BY Nick Judd | Thursday, June 23 2011
There has been much wailing and gnashing of teeth since the news broke that White House Chief Information Officer Vivek Kundra will be leaving in August.
Absent Kundra's drive, goes the thinking — most recently espoused by Vivek Wadhwa in the Washington Post — there will be no more movement on open government initiatives and efforts to modernize the federal government's admittedly awful IT infrastructure.
At GovFresh, Luke Fretwell disagrees, saying there are too many advocates who have already gone too far.
"Open government will never die," he writes.
In a paean to open source, participatory decision-making and open data, Fretwell calls for citizen organizing and advocacy around the cause of open government.

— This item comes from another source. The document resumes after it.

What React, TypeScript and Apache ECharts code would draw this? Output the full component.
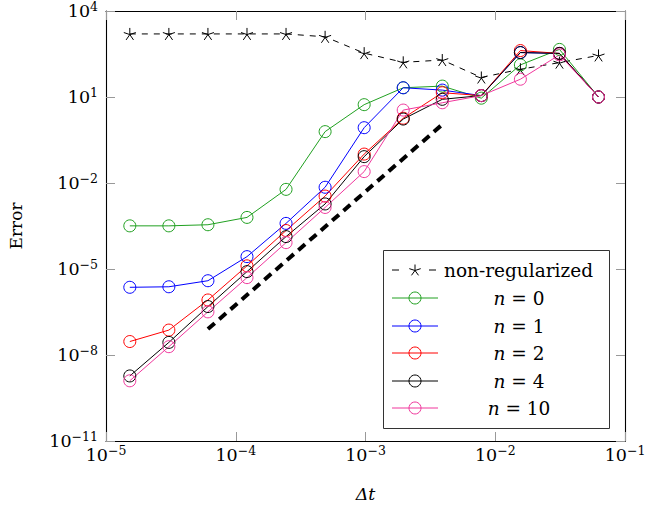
import React, { useEffect, useRef } from 'react';
import * as echarts from 'echarts';

// ---- data ----
const dt = [
  1.52587890625e-5, 3.0517578125e-5, 6.103515625e-5, 1.220703125e-4, 2.44140625e-4,
  4.8828125e-4, 9.765625e-4, 1.953125e-3, 3.90625e-3, 7.8125e-3, 1.5625e-2, 3.125e-2, 6.25e-2,
];
const nonRegularized = [1585, 1585, 1585, 1585, 1585, 1259, 339, 162, 195, 48, 93, 158, 282];
const n0 = [3.2e-4, 3.2e-4, 3.5e-4, 6.3e-4, 6.0e-3, 0.62, 5.4, 21, 24, 9.1, 132, 457, 10];
const n1 = [2.3e-6, 2.4e-6, 3.9e-6, 2.7e-5, 3.9e-4, 7.1e-3, 0.85, 21, 17.4, 11.2, 355, 331, 10];
const n2 = [2.95e-8, 7.4e-8, 8.3e-7, 1.29e-5, 2.2e-4, 3.5e-3, 0.102, 1.82, 14.1, 11.2, 417, 331, 10];
const n4 = [1.86e-9, 2.75e-8, 4.9e-7, 8.1e-6, 1.35e-4, 1.86e-3, 0.083, 1.7, 8.3, 11.2, 355, 331, 10];
const n10 = [1.26e-9, 1.95e-8, 3.2e-7, 5.0e-6, 8.3e-5, 1.4e-3, 0.025, 3.5, 6.3, 11.2, 41.7, 295, 10];
const refX = [6.103515625e-5, 3.90625e-3];
const refY = [8e-8, 1.1];
const xTicks = [1e-5, 1e-4, 1e-3, 1e-2, 1e-1];
const yTicks = [1e-11, 1e-8, 1e-5, 1e-2, 1e1, 1e4];
const legendNames = ['non-regularized', 'n = 0', 'n = 1', 'n = 2', 'n = 4', 'n = 10'];
const legendNums = ['0', '1', '2', '4', '10'];
const colors = ['#20a020', '#0000ff', '#ff0000', '#000000', '#f0379c'];

const FF = '"DejaVu Serif", serif';
const STAR_D = 'M0,-6 L0,0 M5.7,-1.85 L0,0 M3.53,4.85 L0,0 M-3.53,4.85 L0,0 M-5.7,-1.85 L0,0';

let registered = false;
function ensureShapes() {
  if (registered) return;
  echarts.graphic.registerShape('star5', echarts.graphic.extendPath(STAR_D, {}));
  registered = true;
}

const pairs = (ys: number[]) => dt.map((x, i) => [x, ys[i]]);

const supLabel = (v: number) => {
  const e = Math.round(Math.log10(v));
  const s = e < 0 ? '\u2212' + String(-e) : String(e);
  return `{b|10}{s|${s}}`;
};

const rich = {
  b: { fontFamily: FF, fontSize: 17.5, lineHeight: 21, color: '#000' },
  s: { fontFamily: FF, fontSize: 12.5, lineHeight: 10, color: '#000', padding: [0, 0, 9, 0] },
};

export default function App() {
  const ref = useRef<HTMLDivElement>(null);
  useEffect(() => {
    if (!ref.current) return;
    ensureShapes();
    const chart = echarts.init(ref.current, undefined, { renderer: 'svg' });
    const tickStyle = { show: true, inside: true, length: 9, lineStyle: { color: '#999', width: 1 } };
    const lineAxis = { show: true, lineStyle: { color: '#000', width: 1.1 } };
    const circleSeries = (name: string, data: number[], color: string) => ({
      name,
      type: 'line',
      data: pairs(data),
      symbol: 'circle',
      symbolSize: 12,
      lineStyle: { color, width: 1 },
      itemStyle: { color: 'transparent', borderColor: color, borderWidth: 1 },
      z: 3,
    });

    const legendY = [270, 298, 326, 353, 381, 408];
    const graphics: any[] = [
      {
        type: 'rect',
        shape: { x: 383.5, y: 250.5, width: 226, height: 178 },
        style: { fill: '#fff', stroke: '#333', lineWidth: 1 },
        z: 100,
      },
      { type: 'line', shape: { x1: 392, y1: 270, x2: 399, y2: 270 }, style: { stroke: '#000', lineWidth: 1 }, z: 101 },
      { type: 'line', shape: { x1: 429, y1: 270, x2: 436, y2: 270 }, style: { stroke: '#000', lineWidth: 1 }, z: 101 },
      { type: 'star5', x: 415, y: 270.5, style: { stroke: '#000', fill: 'none', lineWidth: 1 }, z: 101 },
      {
        type: 'text', x: 444, y: 270,
        style: { text: legendNames[0], font: `18.5px ${FF}`, fill: '#000', verticalAlign: 'middle', align: 'left' },
        z: 101,
      },
    ];
    legendNums.forEach((num, i) => {
      const y = legendY[i + 1];
      graphics.push(
        { type: 'line', shape: { x1: 392, y1: y, x2: 438, y2: y }, style: { stroke: colors[i], lineWidth: 1 }, z: 101 },
        { type: 'circle', shape: { cx: 415, cy: y, r: 6 }, style: { stroke: colors[i], fill: 'none', lineWidth: 1 }, z: 102 },
        {
          type: 'text', x: 519, y,
          style: {
            text: `{i|n} = ${num}`,
            rich: { i: { fontStyle: 'italic', fontFamily: FF, fontSize: 18.5, fill: '#000' } },
            font: `18.5px ${FF}`, fill: '#000', verticalAlign: 'middle', align: 'center',
          },
          z: 101,
        },
      );
    });

    chart.setOption({
      animation: false,
      backgroundColor: '#fff',
      grid: { left: 106, right: 22, top: 11, bottom: 66, containLabel: false, outerBoundsMode: 'none' },
      xAxis: [
        {
          type: 'log', logBase: 10, min: 1e-5, max: 1e-1, interval: 1,
          position: 'bottom',
          name: '\u0394t', nameLocation: 'middle', nameGap: 44,
          nameTextStyle: { fontFamily: FF, fontSize: 17.5, fontStyle: 'italic', color: '#000' },
          axisLine: lineAxis,
          axisTick: { ...tickStyle, customValues: xTicks },
          axisLabel: { customValues: xTicks, formatter: supLabel, rich, margin: 3, fontFamily: FF },
          splitLine: { show: false },
          minorTick: { show: false },
        },
        {
          type: 'log', logBase: 10, min: 1e-5, max: 1e-1, interval: 1,
          position: 'top',
          axisLine: lineAxis,
          axisTick: { ...tickStyle, customValues: xTicks },
          axisLabel: { show: false },
          splitLine: { show: false },
        },
      ],
      yAxis: [
        {
          type: 'log', logBase: 10, min: 1e-11, max: 1e4, interval: 1,
          position: 'left',
          name: 'Error', nameLocation: 'middle', nameGap: 82,
          nameTextStyle: { fontFamily: FF, fontSize: 17, color: '#000' },
          axisLine: lineAxis,
          axisTick: { ...tickStyle, customValues: yTicks },
          axisLabel: { customValues: yTicks, formatter: supLabel, rich, margin: 8, fontFamily: FF },
          splitLine: { show: false },
        },
        {
          type: 'log', logBase: 10, min: 1e-11, max: 1e4, interval: 1,
          position: 'right',
          axisLine: lineAxis,
          axisTick: { ...tickStyle, customValues: yTicks },
          axisLabel: { show: false },
          splitLine: { show: false },
        },
      ],
      series: [
        {
          name: 'reference',
          type: 'line',
          data: refX.map((x, i) => [x, refY[i]]),
          symbol: 'none',
          lineStyle: { color: '#000', width: 4, type: [9, 6] },
          z: 2,
        },
        {
          name: legendNames[0],
          type: 'line',
          data: pairs(nonRegularized),
          symbol: 'path://' + STAR_D,
          symbolSize: 12,
          lineStyle: { color: '#000', width: 1, type: [6, 6] },
          itemStyle: { color: 'transparent', borderColor: '#000', borderWidth: 1 },
          z: 3,
        },
        circleSeries(legendNames[1], n0, colors[0]),
        circleSeries(legendNames[2], n1, colors[1]),
        circleSeries(legendNames[3], n2, colors[2]),
        circleSeries(legendNames[4], n4, colors[3]),
        circleSeries(legendNames[5], n10, colors[4]),
      ],
      graphic: graphics,
    });
    return () => chart.dispose();
  }, []);
  return (
    <div
      ref={ref}
      style={{ position: 'absolute', left: 0, top: 0, width: 647, height: 507 }}
    />
  );
}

Both of these ruminators make valid points; Wadhwa, that the money is no longer there for large-scale advances in the way government IT works, and Fretwell, that the White House is not the only place where change is happening. He leaves out perhaps the most promising example, though: Last week, Rep. Darrell Issa (R-Calif.)'s DATA Act made it into the House and Senate. By the way, the bill was approved by his House Committee on Oversight and Government Reform. Transparency is not usually the strong suit of the executive branch. The Freedom of Information Act, remember, the predecessor to every idea of open government that exists today, became law with a reluctant, even grudging, stroke of President Lyndon Johnson's pen.

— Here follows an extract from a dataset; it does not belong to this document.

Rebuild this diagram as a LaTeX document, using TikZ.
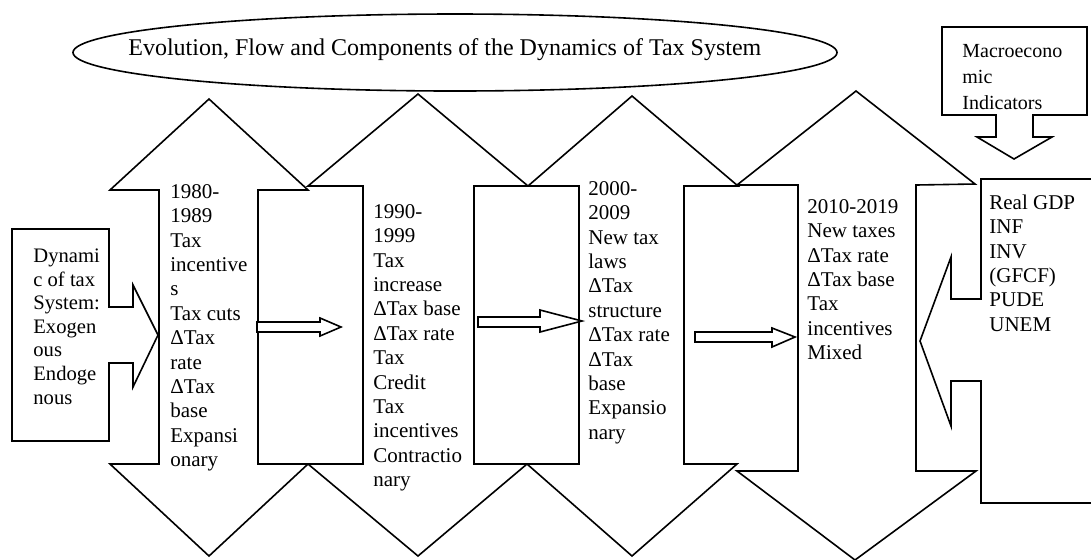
\documentclass[tikz,border=0pt]{standalone}
\usepackage{fontspec}
\setmainfont{Liberation Serif}
\usetikzlibrary{calc}

\tikzset{
	blk/.style={draw, line width=0.8pt, fill=white, line join=miter},
	txt/.style={anchor=north west, inner sep=0pt, align=left, font=\fontsize{10.5}{12.2}\selectfont},
}

\begin{document}
\begin{tikzpicture}[x=0.5pt, y=-0.5pt]
		\useasboundingbox (0,0) rectangle (1091,559);
		\fill[white] (0,0) rectangle (1091,559);

		\draw[line width=0.8pt] (455,52.5) ellipse [x radius=191pt, y radius=19.25pt];
		\node (title) [anchor=base west, inner sep=0pt, font=\fontsize{12}{14}\selectfont] at (128,55.7) {Evolution, Flow and Components of the Dynamics of Tax System};

		\coordinate (tipA) at (209,99);
		\coordinate (tipB) at (418,94);
		\coordinate (tipC) at (632,96);
		\coordinate (tipD) at (856,91);

		\draw[blk] (tipA) -- (308,190) -- (258,190) -- (258,464) -- (308,464) -- (209,556) -- (110,464) -- (159,464) -- (159,190) -- (110,190) -- cycle;
		\draw[blk] (tipB) -- (528,186) -- (474,186) -- (474,464) -- (527,464) -- (418,556) -- (308,464) -- (363,464) -- (363,186) -- (308,186) -- cycle;
		\draw[blk] (tipC) -- (738,186) -- (684,186) -- (684,464) -- (737,464) -- (632,556) -- (527,464) -- (579,464) -- (579,186) -- (528,186) -- cycle;
		\draw[blk] (tipD) -- (975,184) -- (916,185) -- (916,471) -- (976,471) -- (855,560) -- (737,471) -- (798,471) -- (798,185) -- (737,185) -- cycle;

		\draw[blk] (257,322) -- (320,322) -- (320,318) -- (341,327) -- (320,336) -- (320,332) -- (257,332) -- cycle;
		\draw[blk] (478,317) -- (540,317) -- (540,310) -- (582,321) -- (540,332) -- (540,327) -- (478,327) -- cycle;
		\draw[blk] (695,332) -- (772,332) -- (772,328) -- (795,337) -- (772,347) -- (772,342) -- (695,342) -- cycle;

		\draw[blk] (12,229) -- (109,229) -- (109,307) -- (133,307) -- (133,285) -- (158,335) -- (133,387) -- (133,363) -- (109,363) -- (109,441) -- (12,441) -- cycle;
		\draw[blk] (1100,179) -- (981,179) -- (981,299) -- (951,299) -- (951,257) -- (920,341) -- (951,426) -- (951,381) -- (981,381) -- (981,503) -- (1100,503) -- cycle;
		\draw[blk] (942,27) -- (1087,27) -- (1087,115) -- (1033,115) -- (1033,137) -- (1052,137) -- (1014,159) -- (977,137) -- (996,137) -- (996,115) -- (942,115) -- cycle;

		\node (dyn) [txt, font=\fontsize{10.3}{11.8}\selectfont] at (33,245.5) {\strut Dynami\\c of tax\\System:\\Exogen\\ous\\Endoge\\nous};
		\node (p80) [txt] at (170,180.9) {\strut 1980-\\1989\\Tax\\incentive\\s\\Tax cuts\\ΔTax\\rate\\ΔTax\\base\\Expansi\\onary};
		\node (p90) [txt] at (373,200.9) {\strut 1990-\\1999\\Tax\\increase\\ΔTax base\\ΔTax rate\\Tax\\Credit\\Tax\\incentives\\Contractio\\nary};
		\node (p00) [txt] at (588,177.9) {\strut 2000-\\2009\\New tax\\laws\\ΔTax\\structure\\ΔTax rate\\ΔTax\\base\\Expansio\\nary};
		\node (p10) [txt] at (807,195.9) {\strut 2010-2019\\New taxes\\ΔTax rate\\ΔTax base\\Tax\\incentives\\Mixed};
		\node (ind) [txt] at (989,191.9) {\strut Real GDP\\INF\\INV\\(GFCF)\\PUDE\\UNEM};
		\node (macro) [txt, font=\fontsize{10}{13}\selectfont] at (962,38.8) {\strut Macroecono\\mic\\Indicators};
\end{tikzpicture}
\end{document}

Whenever a program loses its key evangelist, it normally dies. The Open Government Initiative is likely to suffer a slow, inevitable death.

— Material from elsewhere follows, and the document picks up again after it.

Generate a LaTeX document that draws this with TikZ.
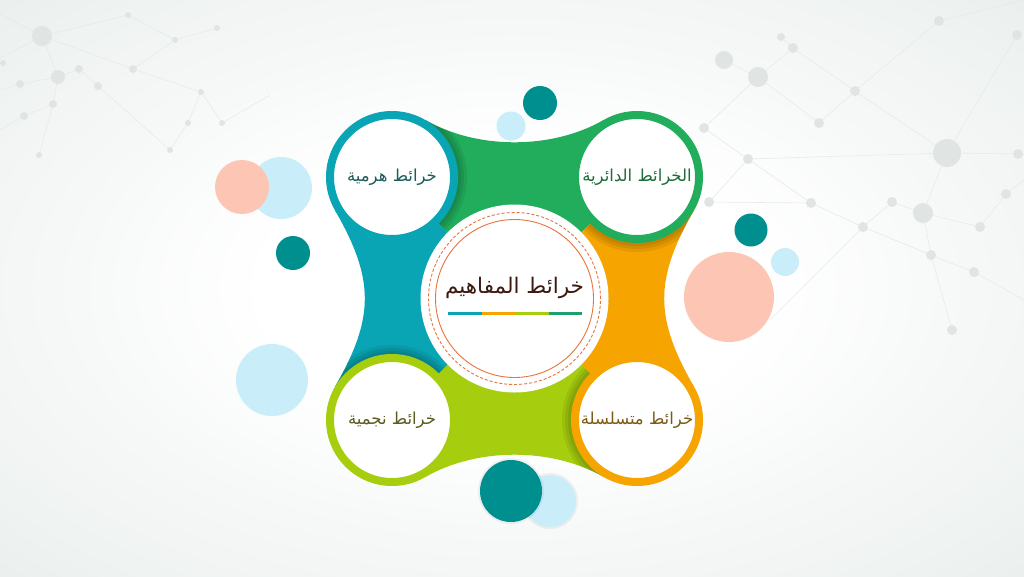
\documentclass[tikz,border=0pt]{standalone}
\usepackage{fontspec}
\newfontfamily\arabicfont[Script=Arabic]{DejaVu Sans}
\TeXXeTstate=1
\definecolor{cteal}{RGB}{10,165,180}
\definecolor{cgreen}{RGB}{33,173,92}
\definecolor{corange}{RGB}{246,165,0}
\definecolor{clime}{RGB}{166,206,14}
\definecolor{dteal}{RGB}{0,143,143}
\definecolor{lblue}{RGB}{201,238,249}
\definecolor{salmon}{RGB}{253,198,180}
\definecolor{ringred}{RGB}{232,116,60}
\definecolor{bgout}{RGB}{222,230,227}
\definecolor{netc}{RGB}{230,235,233}
\definecolor{netd}{RGB}{224,229,227}
\definecolor{ttl}{RGB}{30,92,92}
\definecolor{ttr}{RGB}{30,108,58}
\definecolor{tbl}{RGB}{92,90,30}
\definecolor{tbr}{RGB}{124,90,20}
\definecolor{tcen}{RGB}{60,26,16}
\definecolor{useg}{RGB}{30,160,110}
\pgfdeclareradialshading{bgshade}{\pgfpoint{0bp}{0bp}}{color(0bp)=(white); color(12bp)=(white); color(50bp)=(bgout); color(80bp)=(bgout)}
\newcommand\pathTop{(425,119.8) .. controls (477,149.8) and (552,149.8) .. (604,119.8) -- (cTR) -- (cC) -- (cTL) -- cycle}
\newcommand\pathLeft{(334.8,210) .. controls (374.8,279.3) and (374.8,317.7) .. (334.8,387) -- (cBL) -- (cC) -- (cTL) -- cycle}
\newcommand\pathBottom{(425,477.2) .. controls (477,447.2) and (552,447.2) .. (604,477.2) -- (cBR) -- (cC) -- (cBL) -- cycle}
\newcommand\pathRight{(694.2,210) .. controls (654.2,279.3) and (654.2,317.7) .. (694.2,387) -- (cBR) -- (cC) -- (cTR) -- cycle}
\begin{document}
\begin{tikzpicture}[x=1pt,y=-1pt,
  ring/.style={circle, fill=white, line width=8pt, minimum size=124pt, inner sep=0pt},
  lbl/.style={font=\arabicfont\fontsize{16.5}{20}\selectfont},
  netline/.style={draw=netc, line width=0.6pt},
  netdot/.style={fill=netd},
  shadowc/.style={fill=black, opacity=0.07}]
\useasboundingbox (0,0) rectangle (1024,576);
\shade[shading=bgshade] (0,0) rectangle (1024,576);
% background network, top left
\foreach \a/\b in {{(42,36)}/{(0,14)},{(42,36)}/{(0,58)},{(42,36)}/{(58,77)},{(42,36)}/{(133,69)},{(42,36)}/{(128,15)},{(58,77)}/{(20,84)},{(58,77)}/{(53,104)},{(58,77)}/{(79,69)},{(53,104)}/{(24,116)},{(53,104)}/{(39,155)},{(24,116)}/{(0,130)},{(79,69)}/{(98,86)},{(98,86)}/{(170,150)},{(133,69)}/{(175,40)},{(133,69)}/{(201,92)},{(175,40)}/{(217,28)},{(201,92)}/{(188,123)},{(201,92)}/{(222,123)},{(188,123)}/{(170,150)},{(222,123)}/{(270,95)},{(20,84)}/{(0,90)},{(128,15)}/{(175,40)}}
  \draw[netline] \a -- \b;
\foreach \p/\r in {{(42,36)}/10,{(58,77)}/7,{(79,69)}/4,{(20,84)}/4,{(98,86)}/4,{(133,69)}/4,{(53,104)}/4,{(24,116)}/4,{(3,63)}/3,{(128,15)}/3,{(175,40)}/3,{(201,92)}/3,{(188,123)}/3,{(222,123)}/3,{(170,150)}/3,{(217,28)}/3,{(39,155)}/3}
  \fill[netdot] \p circle[radius=\r pt];
% background network, top right
\foreach \a/\b in {{(947,153)}/{(748,159)},{(947,153)}/{(1017,35)},{(947,153)}/{(1024,154)},{(947,153)}/{(923,213)},{(947,153)}/{(855,91)},{(923,213)}/{(892,202)},{(923,213)}/{(931,255)},{(923,213)}/{(980,227)},{(855,91)}/{(939,21)},{(855,91)}/{(819,123)},{(855,91)}/{(793,48)},{(758,77)}/{(793,48)},{(758,77)}/{(819,123)},{(758,77)}/{(704,128)},{(748,159)}/{(811,203)},{(811,203)}/{(863,227)},{(863,227)}/{(892,202)},{(863,227)}/{(931,255)},{(931,255)}/{(974,272)},{(931,255)}/{(952,330)},{(974,272)}/{(1024,300)},{(980,227)}/{(1006,194)},{(1006,194)}/{(1024,180)},{(811,203)}/{(709,202)},{(748,159)}/{(704,128)},{(748,159)}/{(709,202)},{(781,37)}/{(793,48)},{(724,60)}/{(758,77)},{(863,227)}/{(770,320)},{(939,21)}/{(1024,0)}}
  \draw[netline] \a -- \b;
\foreach \p/\r in {{(947,153)}/14,{(923,213)}/10,{(758,77)}/10,{(724,60)}/9,{(855,91)}/5,{(819,123)}/5,{(939,21)}/5,{(1017,35)}/5,{(1018,154)}/5,{(1006,194)}/5,{(980,227)}/5,{(892,202)}/5,{(863,227)}/5,{(931,255)}/5,{(974,272)}/5,{(811,203)}/5,{(748,159)}/5,{(704,128)}/5,{(709,202)}/5,{(793,48)}/5,{(781,37)}/4,{(952,330)}/5}
  \fill[netdot] \p circle[radius=\r pt];
% decorative circles
\fill[lblue] (281,188) circle[radius=31pt];
\fill[salmon] (242,187) circle[radius=27pt];
\fill[dteal] (293,253) circle[radius=17pt];
\fill[lblue] (272,380) circle[radius=36pt];
\fill[lblue] (511,126) circle[radius=14.5pt];
\fill[dteal] (540,103) circle[radius=17pt];
\fill[black, opacity=0.05] (550,501) circle[radius=28pt];
\fill[lblue] (550,501) circle[radius=26pt];
\fill[black, opacity=0.05] (511,491) circle[radius=33pt];
\fill[dteal] (511,491) circle[radius=31pt];
\fill[dteal] (751,230) circle[radius=16.5pt];
\fill[lblue] (785,262) circle[radius=14pt];
\fill[salmon] (729,297) circle[radius=45pt];
% geometry
\coordinate (cTL) at (392,177);
\coordinate (cTR) at (637,177);
\coordinate (cBL) at (392,420);
\coordinate (cBR) at (637,420);
\coordinate (cC) at (514.5,298.5);
% bands
\fill[cgreen] \pathTop;
\fill[cteal] \pathLeft;
\fill[clime] \pathBottom;
\fill[corange] \pathRight;
% shadows of the circle lying over each band
\begin{scope}\clip \pathTop;
  \foreach \r in {75,72,69} \fill[shadowc] (cTL) circle[radius=\r pt];
\end{scope}
\begin{scope}\clip \pathLeft;
  \foreach \r in {75,72,69} \fill[shadowc] (cBL) circle[radius=\r pt];
\end{scope}
\begin{scope}\clip \pathBottom;
  \foreach \r in {75,72,69} \fill[shadowc] (cBR) circle[radius=\r pt];
\end{scope}
\begin{scope}\clip \pathRight;
  \foreach \r in {75,72,69} \fill[shadowc] (cTR) circle[radius=\r pt];
\end{scope}
% centre
\node[circle, fill=white, minimum size=188pt, inner sep=0pt] (centre) at (cC) {};
\draw[ringred, line width=0.9pt, dash pattern=on 3pt off 2pt] (centre.center) circle[radius=86pt];
\draw[ringred, line width=0.9pt] (centre.center) circle[radius=79pt];
\node[font=\arabicfont\fontsize{21.5}{26}\selectfont, text=tcen] (ctitle) at (514.5,288) {\beginR خرائط المفاهيم\endR};
\coordinate (u0) at (448,313);
\coordinate (u1) at (481.5,313);
\coordinate (u2) at (515,313);
\coordinate (u3) at (548.5,313);
\coordinate (u4) at (582,313);
\draw[cteal, line width=3pt] (u0) -- (u1);
\draw[corange, line width=3pt] (u1) -- (u2);
\draw[clime, line width=3pt] (u2) -- (u3);
\draw[useg, line width=3pt] (u3) -- (u4);
% four circles
\node[ring, draw=cteal, text=ttl, lbl] (tl) at (cTL) {\beginR خرائط هرمية\endR};
\node[ring, draw=cgreen, text=ttr, lbl] (tr) at (cTR) {\beginR الخرائط الدائرية\endR};
\node[ring, draw=clime, text=tbl, lbl] (bl) at (cBL) {\beginR خرائط نجمية\endR};
\node[ring, draw=corange, text=tbr, lbl] (br) at (cBR) {\beginR خرائط متسلسلة\endR};
\end{tikzpicture}
\end{document}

We may live in the richest nation on Earth, but most government agencies and large corporations still process their mission-critical transactions on ’60s-era legacy systems that were designed for machines with less processing power than an iPhone. And they’re more expensive. The I.T. systems for these mainframes typically took years to build and cost millions of dollars — and that doesn’t include the hundreds of millions more we spend to maintain them.
While I agree the federal Open Government Initiative itself has lost momentum without set dates, timelines and leadership from the top, this by no means is an indicator of the overall health of open government.